**Exercise directions**. Return all of the entries exactly, with nothing added or left out.

**Code that draws figures**.

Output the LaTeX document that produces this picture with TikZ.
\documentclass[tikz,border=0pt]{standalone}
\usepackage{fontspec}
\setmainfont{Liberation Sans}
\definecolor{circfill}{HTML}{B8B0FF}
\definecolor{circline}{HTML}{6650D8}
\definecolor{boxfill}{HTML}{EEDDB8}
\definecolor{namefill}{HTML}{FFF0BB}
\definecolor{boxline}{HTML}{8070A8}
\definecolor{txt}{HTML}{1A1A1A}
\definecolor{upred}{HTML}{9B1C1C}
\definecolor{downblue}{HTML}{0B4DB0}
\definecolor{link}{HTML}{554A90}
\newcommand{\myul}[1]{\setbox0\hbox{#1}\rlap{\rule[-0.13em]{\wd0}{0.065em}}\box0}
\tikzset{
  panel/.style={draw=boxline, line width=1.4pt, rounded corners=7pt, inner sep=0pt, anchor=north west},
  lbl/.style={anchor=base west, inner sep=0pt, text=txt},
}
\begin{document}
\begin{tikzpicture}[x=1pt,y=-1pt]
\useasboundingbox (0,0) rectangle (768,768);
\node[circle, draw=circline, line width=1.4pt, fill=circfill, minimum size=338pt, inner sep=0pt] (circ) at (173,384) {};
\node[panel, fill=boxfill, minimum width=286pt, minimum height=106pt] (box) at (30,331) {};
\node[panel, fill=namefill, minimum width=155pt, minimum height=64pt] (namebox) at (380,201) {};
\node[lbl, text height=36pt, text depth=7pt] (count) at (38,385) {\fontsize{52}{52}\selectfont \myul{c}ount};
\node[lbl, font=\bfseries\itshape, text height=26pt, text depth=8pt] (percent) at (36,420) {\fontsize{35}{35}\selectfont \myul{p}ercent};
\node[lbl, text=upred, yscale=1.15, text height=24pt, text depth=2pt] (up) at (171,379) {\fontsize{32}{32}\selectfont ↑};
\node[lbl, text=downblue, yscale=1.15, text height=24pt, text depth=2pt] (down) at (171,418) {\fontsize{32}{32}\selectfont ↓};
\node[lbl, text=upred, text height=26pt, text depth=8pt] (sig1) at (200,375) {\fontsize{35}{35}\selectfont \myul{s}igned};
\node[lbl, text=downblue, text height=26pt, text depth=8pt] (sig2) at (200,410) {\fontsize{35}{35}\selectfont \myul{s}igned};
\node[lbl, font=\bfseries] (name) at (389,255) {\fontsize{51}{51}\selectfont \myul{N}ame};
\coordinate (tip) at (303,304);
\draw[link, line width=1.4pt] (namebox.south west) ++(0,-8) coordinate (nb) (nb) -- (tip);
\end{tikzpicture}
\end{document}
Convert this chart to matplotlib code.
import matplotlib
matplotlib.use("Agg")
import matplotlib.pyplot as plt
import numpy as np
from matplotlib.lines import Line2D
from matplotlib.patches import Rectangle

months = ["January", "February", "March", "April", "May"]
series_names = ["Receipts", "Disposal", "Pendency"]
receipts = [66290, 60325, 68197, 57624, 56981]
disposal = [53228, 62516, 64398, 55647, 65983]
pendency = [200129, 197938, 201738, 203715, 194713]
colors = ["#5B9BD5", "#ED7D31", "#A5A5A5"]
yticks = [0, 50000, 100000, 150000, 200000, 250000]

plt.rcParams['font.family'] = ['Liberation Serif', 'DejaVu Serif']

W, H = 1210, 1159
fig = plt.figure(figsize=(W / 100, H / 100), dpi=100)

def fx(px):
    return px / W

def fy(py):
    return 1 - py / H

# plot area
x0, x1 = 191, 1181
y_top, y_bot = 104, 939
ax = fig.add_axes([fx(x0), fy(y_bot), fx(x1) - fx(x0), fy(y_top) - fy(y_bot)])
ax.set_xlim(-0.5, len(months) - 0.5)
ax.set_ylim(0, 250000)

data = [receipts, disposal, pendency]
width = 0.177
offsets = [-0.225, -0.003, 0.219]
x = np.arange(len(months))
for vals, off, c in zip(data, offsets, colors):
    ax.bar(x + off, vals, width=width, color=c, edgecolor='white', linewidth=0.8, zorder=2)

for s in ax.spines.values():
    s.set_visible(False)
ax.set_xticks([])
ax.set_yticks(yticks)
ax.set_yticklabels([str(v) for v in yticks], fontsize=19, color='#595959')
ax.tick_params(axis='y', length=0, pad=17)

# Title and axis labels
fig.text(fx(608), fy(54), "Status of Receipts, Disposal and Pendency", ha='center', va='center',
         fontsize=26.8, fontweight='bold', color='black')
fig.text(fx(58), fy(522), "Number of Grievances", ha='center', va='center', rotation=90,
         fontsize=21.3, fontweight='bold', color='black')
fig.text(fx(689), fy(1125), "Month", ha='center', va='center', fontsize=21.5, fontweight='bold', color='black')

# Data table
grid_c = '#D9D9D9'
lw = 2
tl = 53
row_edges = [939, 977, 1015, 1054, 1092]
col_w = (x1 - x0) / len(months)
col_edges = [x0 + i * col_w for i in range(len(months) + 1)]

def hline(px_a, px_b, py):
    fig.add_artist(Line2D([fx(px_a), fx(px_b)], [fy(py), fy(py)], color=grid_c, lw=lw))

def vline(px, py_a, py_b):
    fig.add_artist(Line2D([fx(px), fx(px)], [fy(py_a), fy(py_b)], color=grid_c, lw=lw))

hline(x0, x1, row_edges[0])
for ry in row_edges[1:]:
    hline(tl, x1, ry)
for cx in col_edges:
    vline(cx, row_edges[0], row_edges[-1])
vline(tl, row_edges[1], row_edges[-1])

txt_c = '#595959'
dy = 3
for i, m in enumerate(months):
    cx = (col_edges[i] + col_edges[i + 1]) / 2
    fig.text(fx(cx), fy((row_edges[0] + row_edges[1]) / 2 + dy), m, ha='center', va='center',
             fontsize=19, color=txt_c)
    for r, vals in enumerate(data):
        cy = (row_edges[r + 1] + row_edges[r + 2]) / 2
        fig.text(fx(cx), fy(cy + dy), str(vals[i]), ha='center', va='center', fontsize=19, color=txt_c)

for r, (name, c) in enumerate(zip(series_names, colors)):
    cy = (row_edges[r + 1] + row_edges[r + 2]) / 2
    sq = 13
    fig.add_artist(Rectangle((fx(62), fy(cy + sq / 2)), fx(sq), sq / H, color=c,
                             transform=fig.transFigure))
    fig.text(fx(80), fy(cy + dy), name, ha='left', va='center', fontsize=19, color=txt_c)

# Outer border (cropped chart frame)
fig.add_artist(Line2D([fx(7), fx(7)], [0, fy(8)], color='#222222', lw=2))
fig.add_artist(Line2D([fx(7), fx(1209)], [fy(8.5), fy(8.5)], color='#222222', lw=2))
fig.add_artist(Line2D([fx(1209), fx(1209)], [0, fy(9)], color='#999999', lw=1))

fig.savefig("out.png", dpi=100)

**Exercise output**.
Output the LaTeX document that produces this picture with TikZ.
\documentclass[tikz,border=0pt]{standalone}
\usepackage{fontspec}
\setmainfont{Liberation Sans}
\definecolor{circfill}{HTML}{B8B0FF}
\definecolor{circline}{HTML}{6650D8}
\definecolor{boxfill}{HTML}{EEDDB8}
\definecolor{namefill}{HTML}{FFF0BB}
\definecolor{boxline}{HTML}{8070A8}
\definecolor{txt}{HTML}{1A1A1A}
\definecolor{upred}{HTML}{9B1C1C}
\definecolor{downblue}{HTML}{0B4DB0}
\definecolor{link}{HTML}{554A90}
\newcommand{\myul}[1]{\setbox0\hbox{#1}\rlap{\rule[-0.13em]{\wd0}{0.065em}}\box0}
\tikzset{
  panel/.style={draw=boxline, line width=1.4pt, rounded corners=7pt, inner sep=0pt, anchor=north west},
  lbl/.style={anchor=base west, inner sep=0pt, text=txt},
}
\begin{document}
\begin{tikzpicture}[x=1pt,y=-1pt]
\useasboundingbox (0,0) rectangle (768,768);
\node[circle, draw=circline, line width=1.4pt, fill=circfill, minimum size=338pt, inner sep=0pt] (circ) at (173,384) {};
\node[panel, fill=boxfill, minimum width=286pt, minimum height=106pt] (box) at (30,331) {};
\node[panel, fill=namefill, minimum width=155pt, minimum height=64pt] (namebox) at (380,201) {};
\node[lbl, text height=36pt, text depth=7pt] (count) at (38,385) {\fontsize{52}{52}\selectfont \myul{c}ount};
\node[lbl, font=\bfseries\itshape, text height=26pt, text depth=8pt] (percent) at (36,420) {\fontsize{35}{35}\selectfont \myul{p}ercent};
\node[lbl, text=upred, yscale=1.15, text height=24pt, text depth=2pt] (up) at (171,379) {\fontsize{32}{32}\selectfont ↑};
\node[lbl, text=downblue, yscale=1.15, text height=24pt, text depth=2pt] (down) at (171,418) {\fontsize{32}{32}\selectfont ↓};
\node[lbl, text=upred, text height=26pt, text depth=8pt] (sig1) at (200,375) {\fontsize{35}{35}\selectfont \myul{s}igned};
\node[lbl, text=downblue, text height=26pt, text depth=8pt] (sig2) at (200,410) {\fontsize{35}{35}\selectfont \myul{s}igned};
\node[lbl, font=\bfseries] (name) at (389,255) {\fontsize{51}{51}\selectfont \myul{N}ame};
\coordinate (tip) at (303,304);
\draw[link, line width=1.4pt] (namebox.south west) ++(0,-8) coordinate (nb) (nb) -- (tip);
\end{tikzpicture}
\end{document}
Convert this chart to matplotlib code.
import matplotlib
matplotlib.use("Agg")
import matplotlib.pyplot as plt
import numpy as np
from matplotlib.lines import Line2D
from matplotlib.patches import Rectangle

months = ["January", "February", "March", "April", "May"]
series_names = ["Receipts", "Disposal", "Pendency"]
receipts = [66290, 60325, 68197, 57624, 56981]
disposal = [53228, 62516, 64398, 55647, 65983]
pendency = [200129, 197938, 201738, 203715, 194713]
colors = ["#5B9BD5", "#ED7D31", "#A5A5A5"]
yticks = [0, 50000, 100000, 150000, 200000, 250000]

plt.rcParams['font.family'] = ['Liberation Serif', 'DejaVu Serif']

W, H = 1210, 1159
fig = plt.figure(figsize=(W / 100, H / 100), dpi=100)

def fx(px):
    return px / W

def fy(py):
    return 1 - py / H

# plot area
x0, x1 = 191, 1181
y_top, y_bot = 104, 939
ax = fig.add_axes([fx(x0), fy(y_bot), fx(x1) - fx(x0), fy(y_top) - fy(y_bot)])
ax.set_xlim(-0.5, len(months) - 0.5)
ax.set_ylim(0, 250000)

data = [receipts, disposal, pendency]
width = 0.177
offsets = [-0.225, -0.003, 0.219]
x = np.arange(len(months))
for vals, off, c in zip(data, offsets, colors):
    ax.bar(x + off, vals, width=width, color=c, edgecolor='white', linewidth=0.8, zorder=2)

for s in ax.spines.values():
    s.set_visible(False)
ax.set_xticks([])
ax.set_yticks(yticks)
ax.set_yticklabels([str(v) for v in yticks], fontsize=19, color='#595959')
ax.tick_params(axis='y', length=0, pad=17)

# Title and axis labels
fig.text(fx(608), fy(54), "Status of Receipts, Disposal and Pendency", ha='center', va='center',
         fontsize=26.8, fontweight='bold', color='black')
fig.text(fx(58), fy(522), "Number of Grievances", ha='center', va='center', rotation=90,
         fontsize=21.3, fontweight='bold', color='black')
fig.text(fx(689), fy(1125), "Month", ha='center', va='center', fontsize=21.5, fontweight='bold', color='black')

# Data table
grid_c = '#D9D9D9'
lw = 2
tl = 53
row_edges = [939, 977, 1015, 1054, 1092]
col_w = (x1 - x0) / len(months)
col_edges = [x0 + i * col_w for i in range(len(months) + 1)]

def hline(px_a, px_b, py):
    fig.add_artist(Line2D([fx(px_a), fx(px_b)], [fy(py), fy(py)], color=grid_c, lw=lw))

def vline(px, py_a, py_b):
    fig.add_artist(Line2D([fx(px), fx(px)], [fy(py_a), fy(py_b)], color=grid_c, lw=lw))

hline(x0, x1, row_edges[0])
for ry in row_edges[1:]:
    hline(tl, x1, ry)
for cx in col_edges:
    vline(cx, row_edges[0], row_edges[-1])
vline(tl, row_edges[1], row_edges[-1])

txt_c = '#595959'
dy = 3
for i, m in enumerate(months):
    cx = (col_edges[i] + col_edges[i + 1]) / 2
    fig.text(fx(cx), fy((row_edges[0] + row_edges[1]) / 2 + dy), m, ha='center', va='center',
             fontsize=19, color=txt_c)
    for r, vals in enumerate(data):
        cy = (row_edges[r + 1] + row_edges[r + 2]) / 2
        fig.text(fx(cx), fy(cy + dy), str(vals[i]), ha='center', va='center', fontsize=19, color=txt_c)

for r, (name, c) in enumerate(zip(series_names, colors)):
    cy = (row_edges[r + 1] + row_edges[r + 2]) / 2
    sq = 13
    fig.add_artist(Rectangle((fx(62), fy(cy + sq / 2)), fx(sq), sq / H, color=c,
                             transform=fig.transFigure))
    fig.text(fx(80), fy(cy + dy), name, ha='left', va='center', fontsize=19, color=txt_c)

# Outer border (cropped chart frame)
fig.add_artist(Line2D([fx(7), fx(7)], [0, fy(8)], color='#222222', lw=2))
fig.add_artist(Line2D([fx(7), fx(1209)], [fy(8.5), fy(8.5)], color='#222222', lw=2))
fig.add_artist(Line2D([fx(1209), fx(1209)], [0, fy(9)], color='#999999', lw=1))

fig.savefig("out.png", dpi=100)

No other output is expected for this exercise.